Data excerpt
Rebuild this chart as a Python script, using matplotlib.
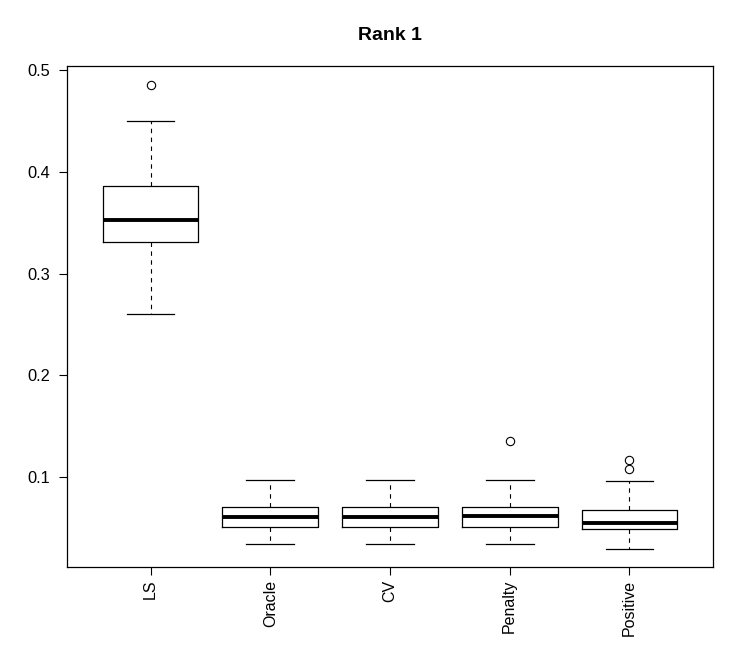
import matplotlib
matplotlib.use('Agg')
import matplotlib.pyplot as plt

plt.rcParams['font.family'] = ['Liberation Sans', 'DejaVu Sans']

methods = ['LS', 'Oracle', 'CV', 'Penalty', 'Positive']
whislo = [0.2604, 0.0339, 0.0339, 0.0339, 0.0296]
q1 = [0.3307, 0.0512, 0.0512, 0.0512, 0.0486]
med = [0.3526, 0.0610, 0.0610, 0.0614, 0.0545]
q3 = [0.3857, 0.0702, 0.0702, 0.0708, 0.0679]
whishi = [0.4496, 0.0974, 0.0974, 0.0974, 0.0961]
fliers = [[0.4853], [], [], [0.1357], [0.1167, 0.1082]]
yticks = [0.1, 0.2, 0.3, 0.4, 0.5]

stats = []
for i, name in enumerate(methods):
    stats.append(dict(label=name, whislo=whislo[i], q1=q1[i], med=med[i],
                      q3=q3[i], whishi=whishi[i], fliers=fliers[i]))

fig = plt.figure(figsize=(7.47, 6.5), dpi=100)
ax = fig.add_axes([66.7 / 747, 1 - 567 / 650, (713.3 - 66.7) / 747, (567 - 66) / 650])

ax.bxp(stats, positions=range(1, 6), widths=0.8, patch_artist=False,
       boxprops=dict(color='black', linewidth=0.9),
       medianprops=dict(color='black', linewidth=2.8, solid_capstyle='butt'),
       whiskerprops=dict(color='black', linewidth=0.8, linestyle=(0, (4, 4))),
       capprops=dict(color='black', linewidth=0.9),
       flierprops=dict(marker='o', markersize=6, markerfacecolor='none',
                       markeredgecolor='black', markeredgewidth=0.8),
       capwidths=0.4)

ax.set_xlim(0.3, 5.7)
ax.set_ylim(0.0116, 0.504)
ax.set_yticks(yticks)
ax.set_yticklabels([str(t) for t in yticks], fontsize=11.8)
ax.set_xticks(range(1, 6))
ax.set_xticklabels(methods, rotation=90, fontsize=11.5)
ax.tick_params(direction='out', length=6, width=0.8, colors='black')
ax.tick_params(axis='x', pad=3)
ax.tick_params(axis='y', pad=6)
for s in ax.spines.values():
    s.set_linewidth(0.9)

fig.text(390 / 747, 1 - 40 / 650, 'Rank 1', ha='center', va='baseline',
         fontsize=14, fontweight='bold')

fig.savefig('out.png', dpi=100)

Directions
Please quote the lines of the material, beginning with the first and ending with the one that contains "ax = fig.add_axes([66.7", exactly as written and without any pictures.

Exercise solution
Rebuild this chart as a Python script, using matplotlib.
import matplotlib
matplotlib.use('Agg')
import matplotlib.pyplot as plt

plt.rcParams['font.family'] = ['Liberation Sans', 'DejaVu Sans']

methods = ['LS', 'Oracle', 'CV', 'Penalty', 'Positive']
whislo = [0.2604, 0.0339, 0.0339, 0.0339, 0.0296]
q1 = [0.3307, 0.0512, 0.0512, 0.0512, 0.0486]
med = [0.3526, 0.0610, 0.0610, 0.0614, 0.0545]
q3 = [0.3857, 0.0702, 0.0702, 0.0708, 0.0679]
whishi = [0.4496, 0.0974, 0.0974, 0.0974, 0.0961]
fliers = [[0.4853], [], [], [0.1357], [0.1167, 0.1082]]
yticks = [0.1, 0.2, 0.3, 0.4, 0.5]

stats = []
for i, name in enumerate(methods):
    stats.append(dict(label=name, whislo=whislo[i], q1=q1[i], med=med[i],
                      q3=q3[i], whishi=whishi[i], fliers=fliers[i]))

fig = plt.figure(figsize=(7.47, 6.5), dpi=100)
ax = fig.add_axes([66.7 / 747, 1 - 567 / 650, (713.3 - 66.7) / 747, (567 - 66) / 650])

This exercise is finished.